Lora E. Rice, the feme defendant, states clearly and unequivocally that the summons and complaint were not served on her on 23 December, 1949, or at any other time; that between the late morning of 21 December, 1949, and the late afternoon of 24 December, 1949, she was not in New Hanover County; and that from 21 December, 1949, until the afternoon of 24 December, 1949, she was in the home of her brother-in-law, Dr. W. H. Braddy, in Burlington, North Carolina, who was treating her for a kidney ailment.

The affidavits of R. M. Rice, Jr., son of the feme defendant, and of Mattie Braddy, widow of Dr. W. H. Braddy, and the appointment book of Dr. Braddy, corroborate the feme defendant’s statements that she was in the home of Dr. Braddy in Burlington, North Carolina, on said dates.

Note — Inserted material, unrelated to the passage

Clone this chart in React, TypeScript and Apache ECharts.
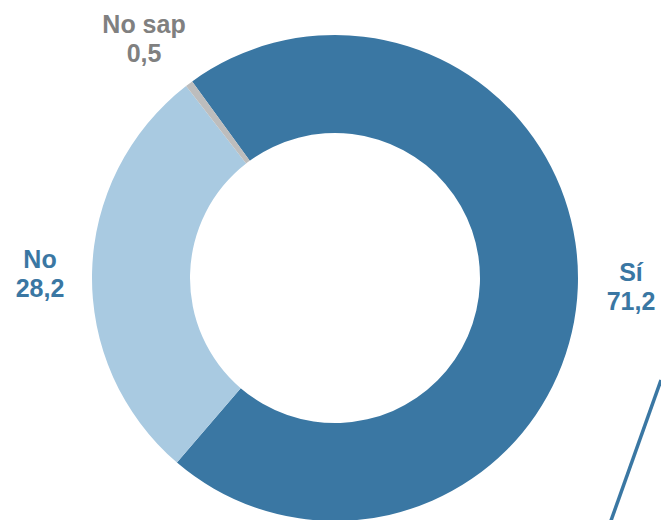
import React, { useEffect, useRef } from "react";
import * as echarts from "echarts";

const categories = ["Sí", "No", "No sap"];
const values = [71.2, 28.2, 0.5];
const sliceColors = ["#3a77a3", "#a9cae1", "#bdbdbd"];
const labelColors = ["#3a77a3", "#3a77a3", "#808080"];

export default function App() {
  const ref = useRef<HTMLDivElement>(null);
  useEffect(() => {
    if (!ref.current) return;
    const chart = echarts.init(ref.current, null, { renderer: "svg" });
    const labelPos = [
      { x: 631, y: 286 },
      { x: 40, y: 273 },
      { x: 144, y: 38 },
    ];
    chart.setOption({
      animation: false,
      backgroundColor: "#ffffff",
      series: [
        {
          type: "pie",
          center: [335, 278],
          radius: [145, 243],
          startAngle: 126,
          clockwise: true,
          avoidLabelOverlap: false,
          silent: true,
          data: categories.map((name, i) => ({
            name,
            value: values[i],
            itemStyle: { color: sliceColors[i], borderWidth: 0 },
            label: { color: labelColors[i] },
          })),
          label: {
            show: true,
            position: "outside",
            formatter: (p: any) =>
              p.name + "\n" + String(p.value).replace(".", ","),
            fontFamily: "Liberation Sans, Arial, sans-serif",
            fontWeight: "bold",
            fontSize: 25,
            lineHeight: 29,
            align: "center",
          },
          labelLine: { show: false },
          labelLayout: (params: any) => {
            const p = labelPos[params.dataIndex];
            return { x: p.x, y: p.y, align: "center", verticalAlign: "middle" };
          },
        },
      ],
      graphic: [
        {
          type: "line",
          shape: { x1: 661, y1: 380, x2: 610.5, y2: 522 },
          style: { stroke: "#3a77a3", lineWidth: 3.5 },
        },
      ],
    });
    return () => chart.dispose();
  }, []);
  return (
    <div
      ref={ref}
      style={{ position: "fixed", left: 0, top: 0, width: 661, height: 520 }}
    />
  );
}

R. M. Rice, Sr., husband of Lora E. Rice and codefendant herein, states clearly and unequivocally that, while his wife was in Burlington, North Carolina, a deputy sheriff came to their home in New Hanover County; that the summons and complaint were served upon him; that the deputy sheriff left with him another copy of the summons and complaint with instructions to deliver this copy to his wife, Lora E. Rice, when she returned; and that (for reasons we need not consider in detail) *644he did not deliver said copy of the summons and complaint to the feme defendant or inform her of the incident.

It is noted that the delivery of a copy of the summons and of the complaint to R. M. Rice, Sr., with instructions to deliver to the feme defendant, was not valid service. Bank v. Wilson, 80 N.C. 200; Jordan v. McKenzie, supra.

The evidence in behalf of the feme defendant consisted of substantially more than a single contradictory affidavit. Moreover, the evidence in behalf of the feme defendant is clear and unequivocal to the effect that the summons and complaint were not served on her. True, there was contradictory evidence, consisting principally of said return and of affidavits by the deputy sheriff that he personally served the summons and complaint on the feme defendant on 23 December, 1949, and thereupon noted such service on the return. The credibility and weight of the evidence were for the court below. His findings of fact based thereon will not be disturbed.

There is no evidence, nor do plaintiffs contend, that the court, at the time said default judgment was rendered, had obtained jurisdiction otherwise than by personal service on 23 December, 1949, as shown by said return. Her appearance in connection with said motion did not validate a judgment rendered when the court had no jurisdiction. Monroe v. Niven, supra; Harrell v. Welstead, 206 N.C. 817, 175 S.E. 283.

The feme defendant’s motion was to set aside said default judgment, not to dismiss the action; and, in accordance therewith, the judgment of the court below was that “the default judgment entered against the defendant Lora E. Rice on the 11th day of September, 1951, be, and the same is hereby set aside and vacated.” See Harrell v. Welstead, supra.

While the court below found that the feme defendant has a meritorious defense to plaintiffs’ cause of action, this was not essential or relevant to the allowance of her motion. Monroe v. Niven, supra. Hence, we do not discuss the evidence bearing on this subj ect.

No question is raised as to the original jurisdiction of the judge to pass on the motion to set aside a judgment by default final entered by the clerk pursuant to G.S. 1-211. In this connection, see Caldwell v. Caldwell, 189 N.C. 805, 128 S.E. 329; Moody v. Howell, 229 N.C. 198, 49 S.E. 2d 233; Rich v. R. R., 244 N.C. 175, 179, 92 S.E. 2d 768.